I spend a lot of time using screens—a LOT. Most mornings I spend at least thirty minutes to an hour writing, typing up notes related to a podcast episode, or reading a book or article on my iPad. My job requires me to edit documents, write and reply to emails, send and respond to instant messages, and do research and fact checking. Then I go home and use my phone and iPad a bit more in the evening. In all, I probably spend around 8–10 hours per day looking at a screen. I enjoy my time writing and reading from screens, but I sometimes wonder, “Is this healthy?”
For many of us, our work and our interaction with the world has fundamentally shifted in the last several decades. Before, we might have worked on the family farm or in construction or manufacturing, but now many of us spend most of our day sitting in an office chair looking at a screen. When we are home, much of our leisure time is now spent communicating using screens or consuming content on screens, when before we would have spent our spare time outside, reading books, or doing projects with our hands. The time before digital devices was not perfect, but I think we would agree that our lives have changed, and not all for the better.
So much of what we do, both work and pleasure, is now done using digital devices. What will be the effects of this? Will we, like the doomsayers believe, blindly follow our devices into the ditch, or will we manage to claw ourselves back to higher ground? Humanity has encountered many technological developments over the centuries, and it seems we have managed fairly well so far. But at what cost?
Hundreds of years before the birth of Christ, the Greek philosopher Socrates spoke strongly about the negative effects of writing on our minds.
“For this invention will produce forgetfulness in the minds of those who learn to use it, because they will not practice their memory. Their trust in writing, produced by external characters which are no part of themselves, will discourage the use of their own memory within them.”
I read this quote and quail at the prospect of surviving modern life with only what I can capture in my mind. I think I still prefer having books and writing at the cost of a worse memory, but Socrates was right; we have lost something. Just like we will never go back to a time when there was no writing, we will never go back to a time before digital devices—they are here to stay.
Modern medicine and increased food supplies have dramatically extended lifespans and reduced infant mortality, but now we can’t keep from eating ourselves to death, and the number of drug overdoses has exploded in the past two decades. Modernity has given us convenience that steals our time, consumption that starves our souls, and information that obscures wisdom. Something is not right in our world.
The first line of Charles’s Dickens’ Tale of Two Cities is often regarded as one of the best opening lines in literature. It was written to describe the time of the French Revolution, but it also does an admirable job describing our own time.

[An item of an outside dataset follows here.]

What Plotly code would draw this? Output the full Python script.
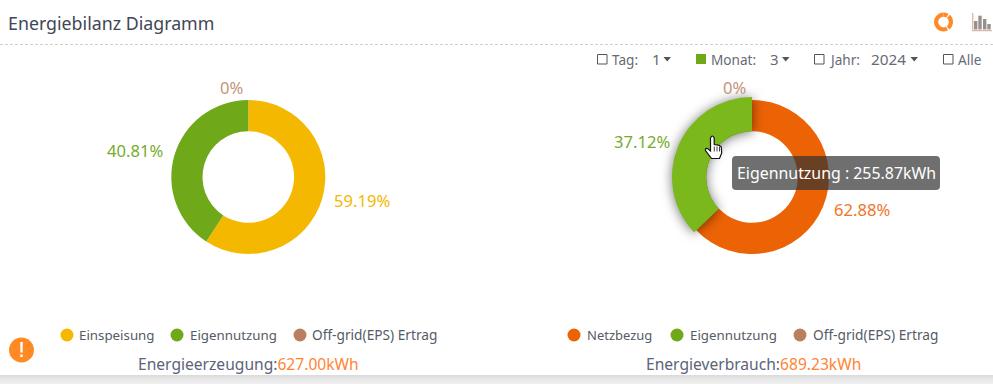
import plotly.graph_objects as go

W, H = 993, 384
FONT = "Noto Sans"

# data
gen_labels = ["Einspeisung", "Eigennutzung", "Off-grid(EPS) Ertrag"]
gen_values = [371.13, 255.87, 0]
gen_colors = ["#f5b800", "#6fa819", "#b97f5f"]
gen_pct = ["59.19%", "40.81%", "0%"]
gen_total = "627.00kWh"

use_labels = ["Netzbezug", "Eigennutzung", "Off-grid(EPS) Ertrag"]
use_values = [433.36, 255.87, 0]
use_colors = ["#ec6305", "#6fa819", "#b97f5f"]
use_pct = ["62.88%", "37.12%", "0%"]
use_total = "689.23kWh"

hover_color = "#7ab81c"
tooltip_text = "Eigennutzung : 255.87kWh"

fig = go.Figure()


def dom(cx, cy, r):
    return dict(x=[(cx - r) / W, (cx + r) / W], y=[1 - (cy + r) / H, 1 - (cy - r) / H])


def pie(labels, values, colors, cx, cy, r, hole, name):
    fig.add_trace(go.Pie(labels=labels, values=values, domain=dom(cx, cy, r), hole=hole,
                         sort=False, direction="clockwise", rotation=0, textinfo="none",
                         hoverinfo="skip", showlegend=False, name=name,
                         marker=dict(colors=colors, line=dict(width=0))))


pie(gen_labels, gen_values, gen_colors, 248.3, 177, 77, 0.595, "gen")
pie(use_labels, use_values, use_colors, 752, 177, 77, 0.595, "use")
pie(use_labels, use_values, ["rgba(0,0,0,0)", hover_color, "rgba(0,0,0,0)"], 752, 177, 80, 0.5725, "use-hover")
pie(["a", "b", "c", "d", "e"], [9, 2.5, 28, 2.5, 58],
    ["#ff8a25", "rgba(0,0,0,0)", "#ff8a25", "rgba(0,0,0,0)", "#ff8a25"], 943.5, 22, 9.5, 0.56, "icon")

shapes, ann = [], []


def text(x, y, s, size=13, color="#555b66", anchor="left", **kw):
    ann.append(dict(x=x, y=y, xref="x", yref="y", text=s, showarrow=False, xanchor=anchor, yanchor="middle",
                    font=dict(family=FONT, size=size, color=color), **kw))


def rect(x0, y0, x1, y1, fill, line=None, lw=0, layer="above"):
    shapes.append(dict(type="rect", xref="x", yref="y", x0=x0, y0=y0, x1=x1, y1=y1, fillcolor=fill,
                       line=dict(color=line or fill, width=lw), layer=layer))


def circle(cx, cy, r, fill):
    shapes.append(dict(type="circle", xref="x", yref="y", x0=cx - r, y0=cy - r, x1=cx + r, y1=cy + r,
                       fillcolor=fill, line=dict(width=0), layer="above"))


def path(d, fill="rgba(0,0,0,0)", line="rgba(0,0,0,0)", lw=0, layer="above"):
    shapes.append(dict(type="path", xref="x", yref="y", path=d, fillcolor=fill,
                       line=dict(color=line, width=lw), layer=layer))


# card and its soft shadow below
for i, col in enumerate(["#dcdcdc", "#dfdfdf", "#e2e2e2", "#e5e5e5", "#e8e8e8", "#eaeaea", "#ececec", "#eeeeee", "#f0f0f0"]):
    rect(0, 375 + i, W, 376 + i, col, layer="below")
path(f"M0 0 L{W} 0 L{W} 375 L9 375 Q2 375 0 371 Z", fill="#ffffff", layer="below")

# header
text(6, 22.5, "Energiebilanz Diagramm", size=17.8, color="#3f4656")
shapes.append(dict(type="line", xref="x", yref="y", x0=0, x1=W, y0=44.5, y1=44.5,
                   line=dict(color="#cfcfcf", width=1, dash="3px,2px"), layer="above"))

# bar icon
path("M972.7 13 L972.7 30.7 L992 30.7", line="#d9b8a8", lw=1.3)
for x0, top in [(974, 21), (978.3, 15.7), (983, 19), (987.3, 24)]:
    rect(x0, top, x0 + 3.4, 29.5, "#998f8f")

# filters
TXT = "#666b73"
for x0 in (597.5, 814.5, 943.5):
    rect(x0, 54.5, x0 + 9.5, 64, "#ffffff", line="#555555", lw=1)
rect(696, 54, 706, 64, "#6fa819")
text(610, 59, "Tag:", 13.6, TXT)
text(650, 59, "1", 15, TXT)
text(709, 59, "Monat:", 13.6, TXT)
text(768, 59, "3", 15, TXT)
text(827, 59, "Jahr:", 13.6, TXT)
text(869, 59, "2024", 15.3, TXT)
text(956, 59, "Alle", 13.6, TXT)
for x0 in (663.5, 782, 910.5):
    path(f"M{x0} 57 L{x0 + 7.5} 57 L{x0 + 3.75} 61.5 Z", fill="#555555")

# percentage labels
for pos, s, c in zip([(361.5, 200.5), (135, 150.5), (231, 87.5)], gen_pct, ["#f5b800", "#76ab2b", "#c4937a"]):
    text(pos[0], pos[1], s, 16.6, c, "center")
for pos, s, c in zip([(862, 209.5), (642, 141.5), (734, 87.5)], use_pct, ["#f0742a", "#76ab2b", "#c4937a"]):
    text(pos[0], pos[1], s, 16.6, c, "center")

# legends
for cx, tx, s, c, sz in zip([67, 177, 300], [77, 188, 310], gen_labels, gen_colors, [13.3, 13.3, 13.7]):
    circle(cx, 335, 6.5, c)
    text(tx, 334.5, s, sz)
for cx, tx, s, c, sz in zip([574, 677, 800], [585, 688, 811], use_labels, use_colors, [13.0, 13.3, 13.7]):
    circle(cx, 335, 6.5, c)
    text(tx, 334.5, s, sz)

# totals
NAVY = "#5a6478"
ORG = "#ff8533"
text(136, 364, f"Energieerzeugung:<span style='color:{ORG}'>{gen_total}</span>", 15.6, NAVY)
text(644, 364, f"Energieverbrauch:<span style='color:{ORG}'>{use_total}</span>", 15.6, NAVY)

# notice badge
circle(21.5, 350, 12.5, "#ff8a25")
rect(20.3, 342, 22.7, 352.5, "#ffffff")
rect(20.3, 354.5, 22.7, 357, "#ffffff")

# tooltip
path("M736 156 L936 156 Q940 156 940 160 L940 186 Q940 190 936 190 L736 190 Q732 190 732 186 L732 160 Q732 156 736 156 Z",
     fill="rgba(50,50,50,0.7)")
text(836, 173, tooltip_text, 15.9, "#ffffff", "center")

# hand cursor
path("M710.5 138 Q712.3 134 714.2 138 L714.2 144.5 L717 144.8 L719.5 145.5 L721.3 147 L721.7 153 L719.5 158.5 "
     "L711.5 158.5 L705.5 150.5 Q705 148 707.5 148.5 L710.5 151 Z", fill="#ffffff", line="#111111", lw=1.2)
for x in (714.3, 717, 719.5):
    path(f"M{x} 146.5 L{x} 151.5", line="#111111", lw=0.8)

fig.update_layout(width=W, height=H, margin=dict(l=0, r=0, t=0, b=0), paper_bgcolor="#ffffff",
                  plot_bgcolor="rgba(0,0,0,0)", shapes=shapes, annotations=ann, showlegend=False,
                  xaxis=dict(visible=False, range=[0, W], fixedrange=True, domain=[0, 1]),
                  yaxis=dict(visible=False, range=[H, 0], fixedrange=True, domain=[0, 1]))
fig.add_trace(go.Scatter(x=[0], y=[0], mode="markers", marker=dict(opacity=0), hoverinfo="skip", showlegend=False))

post = """
document.body.style.margin='0';
var t=document.querySelectorAll('.pielayer .trace');
if(t[2]){t[2].style.filter='drop-shadow(0 1px 6px rgba(0,0,0,0.55))';}
"""
fig.write_html("out.html", post_script=post, config={"displayModeBar": False})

“It was the best of times, it was the worst of times, it was the age of wisdom, it was the age of foolishness, it was the epoch of belief, it was the epoch of incredulity, it was the season of Light, it was the season of Darkness, it was the spring of hope, it was the winter of despair, we had everything before us, we had nothing before us, we were all going direct to Heaven, we were all going direct the other way…”
Each generation faces difficulties. The Greatest Generation faced the Great Depression and World War II. The Silent Generation and Baby Boomers faced the Cold War and the changes in society during the 60s and 70s. Instead of deprivation and conflict, we are now struggling with lives that are too easy. We live in a world of abundance and comfort, but this often doesn’t translate into rich lives full of meaning. The very things that make our lives comfortable allow us to give in to our base appetites.
“Behold, this was the iniquity of thy sister Sodom, pride, fulness of bread, and abundance of idleness was in her and in her daughters, neither did she strengthen the hand of the poor and needy.” (Ezekiel 16:49)
Must we retreat to an ascetic life of isolation, or can we somehow learn to live and thrive as followers of Christ; to be in the world but not of the world? Is it possible to draw near to God in a digital world that is hostile to intentional thought and reflection?